# [EXERCISE INSTRUCTIONS]
Leave out the pictures, and return only the lines running from the one that contains "Recreate this image" to the one that contains "from bokeh.resources import INLINE", both included, exactly as they appear.

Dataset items

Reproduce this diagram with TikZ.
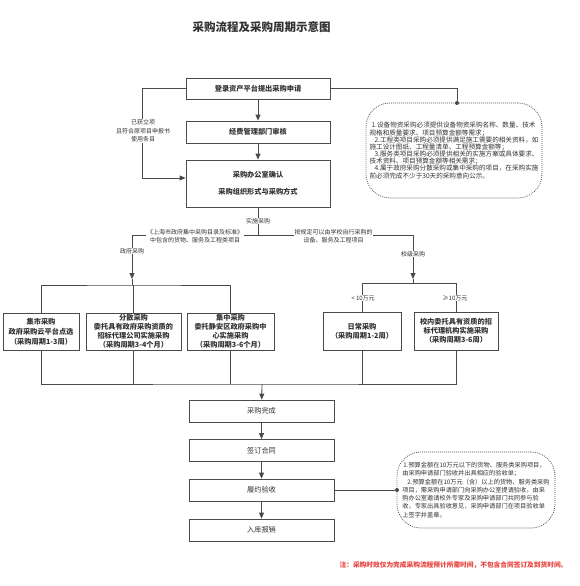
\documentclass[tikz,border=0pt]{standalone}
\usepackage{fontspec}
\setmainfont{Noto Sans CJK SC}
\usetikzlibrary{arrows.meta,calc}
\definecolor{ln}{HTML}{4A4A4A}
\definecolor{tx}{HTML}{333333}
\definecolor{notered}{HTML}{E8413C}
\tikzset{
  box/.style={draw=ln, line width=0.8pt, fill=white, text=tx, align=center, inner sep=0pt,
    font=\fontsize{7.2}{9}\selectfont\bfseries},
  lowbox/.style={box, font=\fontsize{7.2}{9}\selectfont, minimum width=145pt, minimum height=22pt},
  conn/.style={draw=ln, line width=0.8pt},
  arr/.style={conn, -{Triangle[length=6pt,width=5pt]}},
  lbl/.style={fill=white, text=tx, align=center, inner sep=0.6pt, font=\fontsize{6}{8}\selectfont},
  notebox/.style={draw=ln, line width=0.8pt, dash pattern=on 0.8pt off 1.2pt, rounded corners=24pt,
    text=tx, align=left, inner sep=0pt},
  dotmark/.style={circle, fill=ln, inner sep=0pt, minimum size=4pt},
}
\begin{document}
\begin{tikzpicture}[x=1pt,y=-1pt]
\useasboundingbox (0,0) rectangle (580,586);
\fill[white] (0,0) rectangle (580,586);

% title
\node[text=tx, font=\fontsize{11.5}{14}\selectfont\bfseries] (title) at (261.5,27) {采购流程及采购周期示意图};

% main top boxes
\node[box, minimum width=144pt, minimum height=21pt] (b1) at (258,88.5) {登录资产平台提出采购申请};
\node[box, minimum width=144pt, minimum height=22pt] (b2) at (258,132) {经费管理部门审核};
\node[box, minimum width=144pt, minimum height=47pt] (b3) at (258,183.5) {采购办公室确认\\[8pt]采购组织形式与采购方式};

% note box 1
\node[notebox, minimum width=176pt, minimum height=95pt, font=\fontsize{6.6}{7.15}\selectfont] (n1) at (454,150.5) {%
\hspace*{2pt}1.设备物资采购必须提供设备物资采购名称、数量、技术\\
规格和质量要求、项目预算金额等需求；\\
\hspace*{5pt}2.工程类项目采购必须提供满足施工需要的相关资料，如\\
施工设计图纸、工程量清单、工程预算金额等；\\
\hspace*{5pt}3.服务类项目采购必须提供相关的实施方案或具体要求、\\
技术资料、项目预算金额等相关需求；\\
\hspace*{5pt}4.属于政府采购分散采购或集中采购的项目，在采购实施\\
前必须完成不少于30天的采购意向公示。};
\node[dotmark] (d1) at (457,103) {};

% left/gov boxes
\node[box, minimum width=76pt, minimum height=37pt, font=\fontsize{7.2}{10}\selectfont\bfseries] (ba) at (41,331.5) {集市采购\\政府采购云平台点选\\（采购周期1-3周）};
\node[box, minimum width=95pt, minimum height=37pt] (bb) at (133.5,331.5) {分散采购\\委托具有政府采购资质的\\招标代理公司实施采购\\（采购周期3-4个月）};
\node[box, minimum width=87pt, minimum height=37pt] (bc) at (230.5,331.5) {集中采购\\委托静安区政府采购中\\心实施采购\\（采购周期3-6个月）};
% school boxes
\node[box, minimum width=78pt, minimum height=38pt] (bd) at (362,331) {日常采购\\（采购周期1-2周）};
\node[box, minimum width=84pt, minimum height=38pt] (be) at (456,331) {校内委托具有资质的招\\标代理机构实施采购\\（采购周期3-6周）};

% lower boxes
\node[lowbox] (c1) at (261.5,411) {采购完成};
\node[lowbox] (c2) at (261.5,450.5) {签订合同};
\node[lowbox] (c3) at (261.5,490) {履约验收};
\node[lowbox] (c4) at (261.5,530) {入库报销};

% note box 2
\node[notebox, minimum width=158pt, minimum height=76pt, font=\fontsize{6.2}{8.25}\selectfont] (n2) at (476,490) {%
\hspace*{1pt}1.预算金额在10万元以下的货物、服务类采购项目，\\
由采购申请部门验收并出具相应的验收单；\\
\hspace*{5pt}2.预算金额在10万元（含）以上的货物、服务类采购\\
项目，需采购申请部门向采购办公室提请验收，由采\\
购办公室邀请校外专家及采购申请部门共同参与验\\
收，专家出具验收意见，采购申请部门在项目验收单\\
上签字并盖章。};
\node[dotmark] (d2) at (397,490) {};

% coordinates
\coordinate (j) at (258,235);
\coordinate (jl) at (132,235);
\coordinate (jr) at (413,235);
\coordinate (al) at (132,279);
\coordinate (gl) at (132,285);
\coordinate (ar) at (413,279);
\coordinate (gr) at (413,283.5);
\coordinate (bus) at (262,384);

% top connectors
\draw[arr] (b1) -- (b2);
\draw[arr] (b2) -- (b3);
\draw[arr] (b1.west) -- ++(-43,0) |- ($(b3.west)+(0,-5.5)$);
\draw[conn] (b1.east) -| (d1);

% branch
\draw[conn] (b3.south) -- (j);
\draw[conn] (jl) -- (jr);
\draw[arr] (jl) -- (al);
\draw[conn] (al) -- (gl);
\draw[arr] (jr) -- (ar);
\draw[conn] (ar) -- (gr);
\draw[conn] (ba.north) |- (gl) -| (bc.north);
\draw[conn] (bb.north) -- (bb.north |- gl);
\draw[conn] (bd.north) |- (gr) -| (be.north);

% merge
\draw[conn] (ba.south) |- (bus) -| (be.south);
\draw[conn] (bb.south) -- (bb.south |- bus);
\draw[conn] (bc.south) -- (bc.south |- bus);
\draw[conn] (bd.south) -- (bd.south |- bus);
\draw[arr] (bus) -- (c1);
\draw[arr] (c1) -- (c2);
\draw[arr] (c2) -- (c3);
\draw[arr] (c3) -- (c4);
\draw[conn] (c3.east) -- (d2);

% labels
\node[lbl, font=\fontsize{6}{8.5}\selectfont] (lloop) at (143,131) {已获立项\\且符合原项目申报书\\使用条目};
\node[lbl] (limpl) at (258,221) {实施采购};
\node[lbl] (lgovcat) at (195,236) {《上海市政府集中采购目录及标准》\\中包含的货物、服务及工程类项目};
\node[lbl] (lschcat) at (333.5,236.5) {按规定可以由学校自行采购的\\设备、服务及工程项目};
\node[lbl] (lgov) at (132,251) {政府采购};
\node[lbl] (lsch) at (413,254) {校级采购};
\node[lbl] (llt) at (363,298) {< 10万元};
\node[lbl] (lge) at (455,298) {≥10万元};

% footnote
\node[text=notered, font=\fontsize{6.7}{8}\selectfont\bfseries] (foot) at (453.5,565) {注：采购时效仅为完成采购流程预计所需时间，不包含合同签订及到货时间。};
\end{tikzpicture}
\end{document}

...

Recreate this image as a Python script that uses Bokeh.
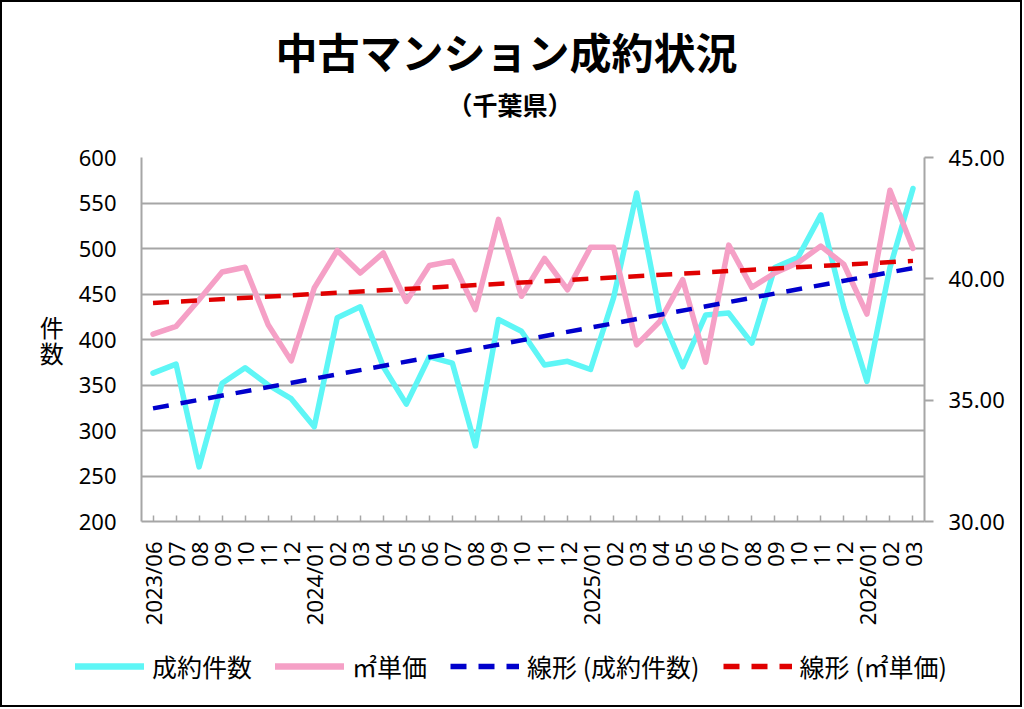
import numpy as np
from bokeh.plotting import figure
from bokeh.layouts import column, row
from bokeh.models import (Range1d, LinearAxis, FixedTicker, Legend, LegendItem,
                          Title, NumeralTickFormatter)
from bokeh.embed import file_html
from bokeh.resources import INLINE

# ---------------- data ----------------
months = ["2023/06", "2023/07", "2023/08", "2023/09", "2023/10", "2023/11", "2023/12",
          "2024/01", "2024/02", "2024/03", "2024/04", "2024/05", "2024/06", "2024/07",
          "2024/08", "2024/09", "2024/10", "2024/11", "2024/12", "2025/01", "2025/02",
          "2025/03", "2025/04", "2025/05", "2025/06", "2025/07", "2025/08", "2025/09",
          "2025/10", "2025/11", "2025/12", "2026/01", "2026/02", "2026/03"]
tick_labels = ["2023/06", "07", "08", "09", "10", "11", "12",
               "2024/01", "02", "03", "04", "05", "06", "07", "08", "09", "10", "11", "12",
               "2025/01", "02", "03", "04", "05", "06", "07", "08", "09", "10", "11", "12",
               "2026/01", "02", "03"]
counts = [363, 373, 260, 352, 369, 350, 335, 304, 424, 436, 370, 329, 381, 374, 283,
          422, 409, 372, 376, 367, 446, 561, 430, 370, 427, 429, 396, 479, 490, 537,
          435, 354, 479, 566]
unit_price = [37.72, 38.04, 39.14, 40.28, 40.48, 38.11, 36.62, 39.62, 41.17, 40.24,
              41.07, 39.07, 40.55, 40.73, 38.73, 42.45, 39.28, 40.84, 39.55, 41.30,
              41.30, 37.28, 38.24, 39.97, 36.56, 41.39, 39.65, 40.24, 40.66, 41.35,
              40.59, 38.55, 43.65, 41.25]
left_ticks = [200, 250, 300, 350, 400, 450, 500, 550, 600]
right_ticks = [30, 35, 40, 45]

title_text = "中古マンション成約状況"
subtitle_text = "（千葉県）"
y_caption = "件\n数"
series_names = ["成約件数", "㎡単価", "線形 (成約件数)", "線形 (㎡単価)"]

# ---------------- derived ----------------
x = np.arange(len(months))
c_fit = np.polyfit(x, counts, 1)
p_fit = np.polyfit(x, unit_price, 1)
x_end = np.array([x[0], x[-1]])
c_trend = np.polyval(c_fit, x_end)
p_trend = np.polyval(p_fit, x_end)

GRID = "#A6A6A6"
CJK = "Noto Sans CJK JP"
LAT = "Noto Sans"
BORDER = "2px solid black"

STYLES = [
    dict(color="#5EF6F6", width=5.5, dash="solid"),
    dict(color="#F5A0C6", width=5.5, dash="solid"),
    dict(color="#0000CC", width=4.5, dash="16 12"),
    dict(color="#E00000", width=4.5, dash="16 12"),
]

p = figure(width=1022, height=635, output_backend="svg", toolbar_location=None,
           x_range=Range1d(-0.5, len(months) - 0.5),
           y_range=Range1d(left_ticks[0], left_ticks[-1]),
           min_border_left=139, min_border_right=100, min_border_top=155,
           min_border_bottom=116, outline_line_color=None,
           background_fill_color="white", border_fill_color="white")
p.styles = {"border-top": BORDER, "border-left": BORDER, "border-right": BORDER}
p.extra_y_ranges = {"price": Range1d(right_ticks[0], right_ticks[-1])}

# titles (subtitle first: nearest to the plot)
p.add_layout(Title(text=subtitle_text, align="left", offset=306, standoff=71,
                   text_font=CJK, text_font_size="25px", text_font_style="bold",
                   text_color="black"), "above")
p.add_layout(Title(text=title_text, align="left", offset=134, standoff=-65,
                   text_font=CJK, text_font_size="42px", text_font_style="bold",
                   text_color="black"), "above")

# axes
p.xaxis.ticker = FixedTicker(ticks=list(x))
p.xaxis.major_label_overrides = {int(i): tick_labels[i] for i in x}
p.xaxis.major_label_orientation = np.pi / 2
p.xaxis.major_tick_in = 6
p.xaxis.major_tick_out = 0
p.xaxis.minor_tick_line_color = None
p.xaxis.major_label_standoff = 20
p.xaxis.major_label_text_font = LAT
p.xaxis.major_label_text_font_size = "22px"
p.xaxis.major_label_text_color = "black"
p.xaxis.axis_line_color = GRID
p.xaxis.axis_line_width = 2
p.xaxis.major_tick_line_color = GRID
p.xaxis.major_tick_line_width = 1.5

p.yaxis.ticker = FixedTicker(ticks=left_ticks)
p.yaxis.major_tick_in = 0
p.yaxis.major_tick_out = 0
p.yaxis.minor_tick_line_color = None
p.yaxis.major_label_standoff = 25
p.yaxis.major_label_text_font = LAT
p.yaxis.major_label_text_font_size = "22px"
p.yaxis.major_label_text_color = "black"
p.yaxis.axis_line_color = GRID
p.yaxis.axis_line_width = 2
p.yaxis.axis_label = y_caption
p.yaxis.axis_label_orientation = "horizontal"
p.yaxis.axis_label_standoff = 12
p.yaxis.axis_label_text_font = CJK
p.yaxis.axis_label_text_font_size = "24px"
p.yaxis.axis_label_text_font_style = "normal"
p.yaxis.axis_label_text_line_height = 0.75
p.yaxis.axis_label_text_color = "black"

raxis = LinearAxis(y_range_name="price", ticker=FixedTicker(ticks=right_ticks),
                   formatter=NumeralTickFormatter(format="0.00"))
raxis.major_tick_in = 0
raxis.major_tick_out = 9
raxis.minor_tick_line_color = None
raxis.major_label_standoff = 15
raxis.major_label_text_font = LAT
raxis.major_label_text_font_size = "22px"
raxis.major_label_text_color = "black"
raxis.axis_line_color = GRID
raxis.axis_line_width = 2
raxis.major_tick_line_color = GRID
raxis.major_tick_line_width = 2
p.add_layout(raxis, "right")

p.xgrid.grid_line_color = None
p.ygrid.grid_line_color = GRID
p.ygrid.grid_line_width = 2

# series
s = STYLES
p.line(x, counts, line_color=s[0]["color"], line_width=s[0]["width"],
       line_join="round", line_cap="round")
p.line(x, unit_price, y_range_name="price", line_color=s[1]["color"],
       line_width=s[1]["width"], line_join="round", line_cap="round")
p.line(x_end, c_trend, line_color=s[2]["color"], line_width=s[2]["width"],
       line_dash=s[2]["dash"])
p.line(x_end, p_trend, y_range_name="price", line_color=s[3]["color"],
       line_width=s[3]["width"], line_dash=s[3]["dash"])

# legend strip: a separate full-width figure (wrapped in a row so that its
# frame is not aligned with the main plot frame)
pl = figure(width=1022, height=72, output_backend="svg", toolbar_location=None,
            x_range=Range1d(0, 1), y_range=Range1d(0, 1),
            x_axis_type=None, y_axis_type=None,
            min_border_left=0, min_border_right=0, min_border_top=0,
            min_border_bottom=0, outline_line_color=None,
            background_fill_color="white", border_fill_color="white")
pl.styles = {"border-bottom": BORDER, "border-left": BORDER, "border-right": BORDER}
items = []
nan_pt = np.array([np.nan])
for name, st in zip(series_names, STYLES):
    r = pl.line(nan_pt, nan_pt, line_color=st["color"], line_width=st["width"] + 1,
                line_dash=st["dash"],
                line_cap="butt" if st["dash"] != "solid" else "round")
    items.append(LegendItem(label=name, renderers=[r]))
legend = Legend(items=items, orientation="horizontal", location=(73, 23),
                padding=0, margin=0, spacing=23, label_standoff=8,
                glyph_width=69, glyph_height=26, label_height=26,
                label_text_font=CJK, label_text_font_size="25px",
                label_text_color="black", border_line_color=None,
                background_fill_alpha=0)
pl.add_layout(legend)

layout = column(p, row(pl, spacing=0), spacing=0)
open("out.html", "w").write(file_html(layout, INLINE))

---

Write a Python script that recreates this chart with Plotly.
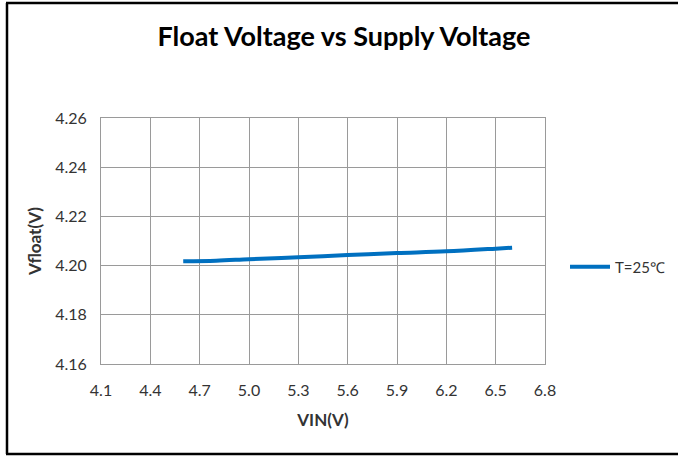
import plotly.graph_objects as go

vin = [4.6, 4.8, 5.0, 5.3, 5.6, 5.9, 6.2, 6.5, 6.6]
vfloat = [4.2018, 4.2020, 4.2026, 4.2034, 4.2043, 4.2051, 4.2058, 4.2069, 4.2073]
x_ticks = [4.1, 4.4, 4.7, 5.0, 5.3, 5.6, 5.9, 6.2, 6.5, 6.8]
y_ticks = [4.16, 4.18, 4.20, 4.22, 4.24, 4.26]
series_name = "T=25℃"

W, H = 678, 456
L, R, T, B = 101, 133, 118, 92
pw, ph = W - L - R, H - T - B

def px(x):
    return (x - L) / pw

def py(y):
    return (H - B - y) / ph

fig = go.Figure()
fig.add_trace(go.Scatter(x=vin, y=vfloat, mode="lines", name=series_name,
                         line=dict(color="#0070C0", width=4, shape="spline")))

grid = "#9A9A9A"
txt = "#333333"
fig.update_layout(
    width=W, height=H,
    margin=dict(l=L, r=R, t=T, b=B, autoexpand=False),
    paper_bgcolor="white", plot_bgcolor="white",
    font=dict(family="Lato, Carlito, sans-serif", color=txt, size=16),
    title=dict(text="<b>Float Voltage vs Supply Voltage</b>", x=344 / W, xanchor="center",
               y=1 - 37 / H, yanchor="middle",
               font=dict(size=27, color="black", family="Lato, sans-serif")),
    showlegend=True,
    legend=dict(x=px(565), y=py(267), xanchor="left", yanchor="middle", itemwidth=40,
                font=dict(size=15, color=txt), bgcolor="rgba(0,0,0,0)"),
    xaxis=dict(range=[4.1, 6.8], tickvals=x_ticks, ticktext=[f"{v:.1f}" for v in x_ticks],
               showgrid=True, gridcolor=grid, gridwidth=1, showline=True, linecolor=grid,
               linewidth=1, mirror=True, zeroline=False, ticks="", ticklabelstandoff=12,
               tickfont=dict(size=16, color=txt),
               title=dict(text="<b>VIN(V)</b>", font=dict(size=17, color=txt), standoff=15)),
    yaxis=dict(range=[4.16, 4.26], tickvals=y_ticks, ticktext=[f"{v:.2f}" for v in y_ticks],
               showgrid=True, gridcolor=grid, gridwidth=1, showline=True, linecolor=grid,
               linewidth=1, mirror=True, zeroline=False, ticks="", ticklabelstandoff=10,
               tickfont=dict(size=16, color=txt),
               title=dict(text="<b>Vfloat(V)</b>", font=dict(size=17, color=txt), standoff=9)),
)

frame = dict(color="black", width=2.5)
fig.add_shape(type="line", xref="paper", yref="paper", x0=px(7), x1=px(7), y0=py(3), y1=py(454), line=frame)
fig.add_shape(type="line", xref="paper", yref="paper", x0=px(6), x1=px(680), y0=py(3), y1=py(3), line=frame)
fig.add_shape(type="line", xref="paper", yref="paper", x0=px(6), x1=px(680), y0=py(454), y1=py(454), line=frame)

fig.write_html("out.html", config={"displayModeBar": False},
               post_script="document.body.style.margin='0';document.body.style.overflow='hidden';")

# [COMPLETED EXERCISE]
Recreate this image as a Python script that uses Bokeh.
import numpy as np
from bokeh.plotting import figure
from bokeh.layouts import column, row
from bokeh.models import (Range1d, LinearAxis, FixedTicker, Legend, LegendItem,
                          Title, NumeralTickFormatter)
from bokeh.embed import file_html
from bokeh.resources import INLINE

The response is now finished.